Monthly Archives: December, 2013

Quandong Time Again

 

I suppose most paintings have some story or other behind them but mostly the painting is happy to stand alone without any narrative.

But sometimes the raison d’etre and history is an important part of the creative process; and it seems to me that the beholder or owner of the painting may be enriched know how it came to be.

Quandong Time Again smaller

Thus it is with Quandong Time Again.

Every November the quandong trees in Big Bush (where I live) bedeck themselves with bright red fruits. The redness is the edible flesh. Inside is a woody nut. Inside the nut is a kernel (the actual seed) It too is edible.

The outer flesh is meagre, neither sweet nor savoury, and only mildly attractive. Most people can manage to eat at least one; rarely two, though I believe they are very attractive to bush tucker enthusiasts.
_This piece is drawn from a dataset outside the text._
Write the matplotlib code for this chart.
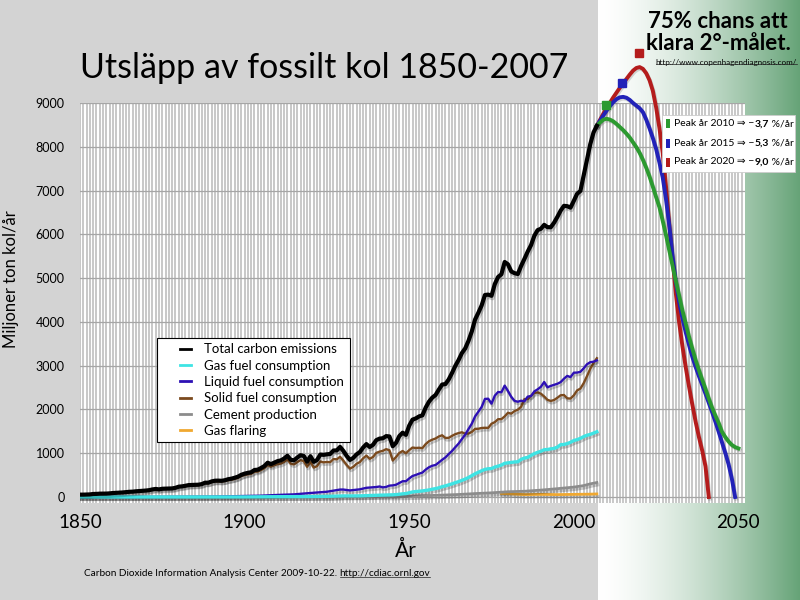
import matplotlib.pyplot as plt
import matplotlib.patheffects as pe
from matplotlib.patches import Rectangle
from matplotlib.lines import Line2D
from matplotlib.text import Annotation
from matplotlib.transforms import IdentityTransform
from matplotlib.legend_handler import HandlerLine2D
import numpy as np

plt.rcParams['font.family'] = ['Lato', 'DejaVu Sans']

# --- data (million tonnes carbon per year) ---
years = list(range(1850, 2008))
total = [54, 54, 57, 59, 69, 71, 76, 77, 78, 83,
         91, 95, 97, 104, 112, 119, 122, 130, 135, 142,
         147, 156, 173, 184, 174, 188, 191, 194, 196, 210,
         236, 243, 256, 272, 275, 277, 281, 295, 327, 327,
         356, 372, 374, 370, 383, 406, 419, 440, 465, 507,
         534, 552, 566, 617, 624, 663, 707, 784, 750, 785,
         819, 836, 879, 943, 850, 838, 901, 955, 936, 806,
         932, 803, 845, 970, 963, 975, 983, 1062, 1065, 1145,
         1053, 940, 847, 893, 973, 1027, 1130, 1209, 1142, 1192,
         1299, 1334, 1342, 1391, 1383, 1160, 1238, 1392, 1469, 1419,
         1630, 1767, 1795, 1841, 1865, 2043, 2177, 2270, 2330, 2454,
         2569, 2580, 2686, 2833, 2995, 3130, 3288, 3393, 3566, 3780,
         4053, 4208, 4376, 4614, 4623, 4596, 4864, 5026, 5087, 5369,
         5315, 5152, 5113, 5094, 5280, 5439, 5607, 5752, 5965, 6097,
         6127, 6217, 6164, 6162, 6266, 6398, 6542, 6651, 6643, 6610,
         6765, 6927, 6990, 7350, 7720, 8060, 8330, 8480]

solid = [54, 54, 57, 59, 69, 71, 76, 77, 78, 83,
         91, 94, 96, 103, 111, 118, 121, 129, 134, 140,
         145, 154, 170, 181, 171, 185, 187, 190, 192, 205,
         230, 237, 249, 264, 266, 268, 271, 284, 315, 314,
         341, 355, 356, 351, 363, 383, 394, 413, 437, 477,
         501, 517, 528, 577, 580, 616, 657, 729, 692, 724,
         750, 763, 800, 858, 760, 744, 797, 842, 819, 690,
         804, 672, 703, 811, 792, 800, 795, 868, 860, 918,
         832, 732, 649, 687, 759, 797, 883, 945, 872, 914,
         1008, 1036, 1055, 1093, 1068, 833, 913, 1006, 1051, 999,
         1070, 1130, 1119, 1125, 1116, 1208, 1273, 1309, 1336, 1382,
         1410, 1349, 1351, 1396, 1435, 1460, 1478, 1448, 1448, 1486,
         1556, 1559, 1576, 1581, 1579, 1673, 1710, 1777, 1778, 1841,
         1924, 1904, 1963, 1994, 2063, 2237, 2234, 2309, 2378, 2389,
         2360, 2296, 2220, 2194, 2215, 2266, 2323, 2330, 2254, 2248,
         2321, 2434, 2476, 2600, 2760, 2930, 3060, 3170]

liquid_years = [1850, 1870, 1880, 1890, 1900, 1905, 1910, 1913, 1915, 1920, 1925,
                1929, 1930, 1932, 1935, 1937, 1940, 1941, 1942, 1943, 1944, 1945,
                1946, 1947, 1948, 1949] + list(range(1950, 2008))
liquid = [0, 1, 3, 8, 23, 30, 47, 55, 60, 91, 120,
          170, 170, 150, 175, 210, 228, 240, 220, 230, 260, 265,
          280, 320, 360, 360,
          423, 479, 504, 533, 557, 625, 679, 714, 731, 789,
          849, 904, 980, 1052, 1137, 1219, 1323, 1423, 1551, 1673,
          1839, 1947, 2057, 2240, 2245, 2132, 2314, 2398, 2392, 2544,
          2422, 2289, 2196, 2176, 2199, 2186, 2293, 2306, 2412, 2459,
          2517, 2627, 2506, 2537, 2562, 2586, 2624, 2701, 2766, 2739,
          2839, 2842, 2859, 2939, 3032, 3079, 3091, 3120]

gas_years = [1850, 1885, 1900, 1910, 1920, 1925, 1930, 1935, 1940, 1945] + list(range(1946, 2008))
gas = [0, 1, 2, 7, 10, 15, 25, 26, 39, 50,
       55, 63, 72, 78,
       97, 115, 124, 131, 138, 150, 161, 178, 192, 210,
       235, 254, 277, 300, 328, 351, 380, 410, 445, 487,
       530, 565, 600, 630, 645, 650, 685, 705, 730, 770,
       780, 790, 800, 805, 860, 890, 905, 950, 990, 1020,
       1045, 1080, 1085, 1100, 1110, 1140, 1195, 1200, 1220, 1250,
       1290, 1310, 1340, 1380, 1410, 1430, 1460, 1490]

cement_years = [1850, 1927, 1930, 1935, 1940, 1945, 1950, 1955, 1960, 1965, 1970,
                1975, 1980, 1985, 1990, 1995, 2000, 2003, 2005, 2007]
cement = [0, 0, 10, 13, 18, 12, 18, 30, 43, 57, 78,
          95, 120, 131, 157, 190, 226, 260, 300, 330]

flaring_years = [1978, 1980, 1985, 1990, 1995, 2000, 2005, 2007]
flaring = [80, 75, 55, 60, 55, 60, 65, 70]

# scenarios after 2007
peak2010_years = list(range(2007, 2051))
peak2010 = [8480, 8560, 8620, 8640, 8620, 8580, 8520, 8450, 8380, 8300,
            8210, 8100, 7990, 7860, 7700, 7520, 7320, 7090, 6850, 6620,
            6310, 5980, 5630, 5280, 4930, 4600, 4260, 3960, 3660, 3390,
            3130, 2900, 2680, 2470, 2250, 2040, 1860, 1690, 1490, 1370,
            1270, 1190, 1140, 1110]
peak2015_years = list(range(2007, 2050))
peak2015 = [8480, 8600, 8720, 8830, 8930, 9020, 9090, 9130, 9140, 9120,
            9070, 9000, 8940, 8880, 8790, 8620, 8420, 8200, 7950, 7640,
            7300, 6800, 6200, 5500, 4900, 4450, 4080, 3760, 3470, 3200,
            2970, 2760, 2560, 2360, 2150, 1940, 1720, 1490, 1250, 1010,
            750, 420, 0]
peak2020_years = list(range(2007, 2042))
peak2020 = [8480, 8620, 8760, 8890, 9010, 9130, 9240, 9350, 9450, 9550,
            9650, 9740, 9800, 9820, 9780, 9680, 9520, 9280, 8900, 8430,
            7860, 7100, 6230, 5440, 4640, 3980, 3440, 2960, 2520, 2110,
            1720, 1370, 1060, 700, 0]

scenario_labels = ['Peak år 2010 ⇒ \u2212', 'Peak år 2015 ⇒ \u2212', 'Peak år 2020 ⇒ \u2212']
scenario_rates = ['3,7', '5,3', '9,0']


class ShortHandler(HandlerLine2D):
    # only the right part of the handle is drawn: short dashes as in the original
    def create_artists(self, legend, orig_handle, xdescent, ydescent, width, height, fontsize, trans):
        arts = super().create_artists(legend, orig_handle, xdescent, ydescent, width, height, fontsize, trans)
        for a in arts:
            xd = np.asarray(a.get_xdata(), dtype=float)
            if len(xd) >= 2:
                a.set_xdata(np.linspace(xd[0] + 0.62 * (xd[-1] - xd[0]), xd[-1], len(xd)))
            a.set_path_effects([])
            a.set_linewidth(2)
        return arts


# --- figure ---
fig = plt.figure(figsize=(8, 6), dpi=100, facecolor='#d3d3d3')

# white -> green panel on the right
bg = fig.add_axes([598 / 800, 0, 202 / 800, 1])
bg.set_axis_off()
g = np.linspace(0, 1, 256) ** 1.5
white = np.array([1.0, 1.0, 1.0])
green = np.array([0.40, 0.64, 0.47])
grad = white[None, :] * (1 - g[:, None]) + green[None, :] * g[:, None]
bg.imshow(grad[None, :, :], aspect='auto', extent=[0, 1, 0, 1])
bg.set_zorder(0)

ax = fig.add_axes([0.1, 1 - 503 / 600, 665 / 800, 400 / 600])
ax.set_zorder(1)
ax.set_facecolor('white')
for s in ax.spines.values():
    s.set_visible(False)

ax.set_xlim(1850, 2052)
ax.set_ylim(-137, 9000)
ax.set_xticks(range(1850, 2051, 50))
ax.set_xticks(range(1850, 2052), minor=True)
ax.set_yticks(range(0, 9001, 1000))
ax.grid(which='minor', axis='x', color='#c4c4c4', lw=1.3)
ax.grid(which='major', axis='x', color='#c4c4c4', lw=1.3)
ax.grid(which='major', axis='y', color='#a6a6a6', lw=0.9)
ax.set_axisbelow(True)
ax.tick_params(axis='both', which='both', length=0)
ax.tick_params(axis='x', labelsize=13.5, pad=8)
ax.tick_params(axis='y', labelsize=9, pad=11)
ax.set_xlabel('År', fontsize=15)
ax.xaxis.set_label_coords((406 - 80) / 665, (503 - 541) / 400)
ax.set_ylabel('Miljoner ton kol/år', fontsize=12)
ax.yaxis.set_label_coords((19 - 80) / 665, (503 - 279) / 400)

shadow = [pe.SimpleLineShadow(offset=(0.8, -1.8), shadow_color='k', alpha=0.2), pe.Normal()]

ax.plot(flaring_years, flaring, color='#f0a830', lw=2, path_effects=shadow, label='Gas flaring', zorder=3)
ax.plot(cement_years, cement, color='#8c8c8c', lw=2, path_effects=shadow, label='Cement production', zorder=3)
ax.plot(years, solid, color='#7b4a1e', lw=1.7, path_effects=shadow, label='Solid fuel consumption', zorder=4)
ax.plot(liquid_years, liquid, color='#2d10b4', lw=1.7, path_effects=shadow, label='Liquid fuel consumption', zorder=4)
ax.plot(gas_years, gas, color='#3ee4e4', lw=2.4, path_effects=shadow, label='Gas fuel consumption', zorder=4)
ax.plot(years, total, color='black', lw=3, path_effects=shadow, label='Total carbon emissions', zorder=6)

scen = [(peak2010_years, peak2010, '#2c9a30'),
        (peak2015_years, peak2015, '#2222b8'),
        (peak2020_years, peak2020, '#b41c1c')]
for yrs, vals, col in scen[::-1]:
    ax.plot(yrs, vals, color=col, lw=2.8, clip_on=False, zorder=5,
            path_effects=[pe.SimpleLineShadow(offset=(0.8, -1.2), shadow_color='k', alpha=0.15), pe.Normal()])
    i = int(np.argmax(vals))
    ax.plot([yrs[i] - 0.3], [vals[i] + 320], marker='s', ms=5.5, color=col, clip_on=False, zorder=7)

# legend with the original order
h, l = ax.get_legend_handles_labels()
order = [5, 4, 3, 2, 1, 0]
leg = ax.legend([h[i] for i in order], [l[i] for i in order],
                loc='upper left', bbox_to_anchor=(157 / 800, 1 - 338 / 600),
                bbox_transform=fig.transFigure, borderaxespad=0, fontsize=9.5,
                handlelength=2.2, handletextpad=1.0, borderpad=0.4, labelspacing=0.33,
                handler_map={Line2D: ShortHandler()},
                fancybox=False, edgecolor='black', framealpha=1)
leg.get_frame().set_linewidth(0.8)

# title and notes
fig.text(0.1, 1 - 78 / 600, 'Utsläpp av fossilt kol 1850-2007', fontsize=24.5, va='baseline', ha='left')
fig.text(718 / 800, 1 - 21 / 600, '75% chans att', fontsize=16, fontweight='bold', ha='center', va='center')
fig.text(718 / 800, 1 - 43 / 600, 'klara 2°-målet.', fontsize=16, fontweight='bold', ha='center', va='center')
url1 = fig.text(797 / 800, 1 - 62 / 600, 'http://www.copenhagendiagnosis.com/', fontsize=5.8, ha='right', va='center')

src = fig.text(84 / 800, 1 - 576 / 600, 'Carbon Dioxide Information Analysis Center 2009-10-22. ',
               fontsize=7.2, ha='left', va='baseline')
url2 = Annotation('http://cdiac.ornl.gov', xy=(1, 0), xycoords=src, va='bottom', ha='left', fontsize=7.2)
fig.add_artist(url2)

# scenario box
fig.add_artist(Rectangle((662 / 800, 1 - 172 / 600), 133 / 800, 57 / 600, transform=fig.transFigure,
                         facecolor='white', edgecolor='#cccccc', lw=0.6, zorder=5))
row_y = [124, 143, 162]
for (yrs, vals, col), lab, rate, ry in zip(scen, scenario_labels, scenario_rates, row_y):
    fig.add_artist(Rectangle((666 / 800, 1 - (ry + 4.5) / 600), 4 / 800, 9 / 600, transform=fig.transFigure,
                             facecolor=col, edgecolor='none', zorder=6))
    t1 = fig.text(674 / 800, 1 - ry / 600, lab, fontsize=7.5, va='center', ha='left', zorder=6)
    t2 = Annotation(rate, xy=(1, 0), xycoords=t1, va='bottom', ha='left', fontsize=7.5,
                    fontweight='bold', zorder=6)
    fig.add_artist(t2)
    t3 = Annotation(' %/år', xy=(1, 0), xycoords=t2, va='bottom', ha='left', fontsize=7.5, zorder=6)
    fig.add_artist(t3)

# underline the two links
fig.canvas.draw()
for t in (url1, url2):
    bb = t.get_window_extent()
    fig.add_artist(Line2D([bb.x0, bb.x1], [bb.y0 + 1.5, bb.y0 + 1.5], transform=IdentityTransform(),
                          color='#222222', lw=0.5, zorder=6))

fig.savefig('out.png', dpi=100, facecolor=fig.get_facecolor())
Like cranberries; they can be made more palatable with sugar.

The kernel is a bit of a surprise. Strongly tastes of oil of wintergreen, and I imagine it is far more nutritious than the outer layer.

We have found several small rocks in Big Bush with a pit on one side the right size to hold a quandong nut while it is cracked with another stone. So it seems our aboriginal previous-tenants did not waste the best bit.

Regarding the quandong tree. It is a root parasite. It grows in the bush harmoniously and innocently but underground it presents us with a moral problem as do all creatures which can be defined as “parasitic”.

But it gets more complex. Its leaves are eaten by caterpillars, and these caterpillars then pupate and emerge a few weeks later as adults: A beautiful butterfly!

This same butterfly may also lay its eggs upon another parasite; mistletoe, and its caterpillars happily gorge themselves on their leaves.

Angels of vengeance in the moral crusade against “parasites”.

(In a further twist in this story of perverted parasites; there is a species of mistletoe that parasitizes the Quandong tree.)

(And incidentally: can all creatures that take their nutrition at the expense of other living things without actually killing them, be called parasites? If not, why not?)

The painting began with an adult butterfly, which is still there on the left. Delias aganippe, Wood White or Spotted Jezebel.

When I was in my early teens I became a butterfly enthusiast and I raised some Wood White butterflies from eggs/ caterpillars.

I remember being a bit concerned/fascinated to see that the red spots on black of the underside of the hindwing looked as if they had gone out of register in the printing process. There is a little crescent of white showing along the top edge of the red. I felt that the red should have covered all the white.

I remembered this, and mused further that the red spots are very much like the quandongs of their larval foodplant.

Indeed if you pick a quandong and hold it up towards but slightly under the sun, you get a gleam along the top edge a bit like the white halo around the red spot on the butterfly’s wing.

So I was playing with this caprice in the painting; waltzing the red spots from the butterflies’ wings with the dangling quandongs amongst the pendulous yellow green leaves of the quandong tree…

Also I was remembering wandering through the bush as a young boy getting fresh quandong leaves to feed my dozen or so Wood White caterpillars; remembering the incredibly dry crackling heat haze of midsummer in the bush, re-living the vivid and intense rapture of discovering and beholding butterflies (and frogs, and geckos too, for that matter) that some children (before television) had, which adults can only try to preserve or revive.

Incidentally; I began the painting before I went to Spain (including Barcelona) for a few weeks; When I returned and finished the painting my head was swimming with Gaudi; who was inspired by forms found in nature. I wonder if it shows in the painting.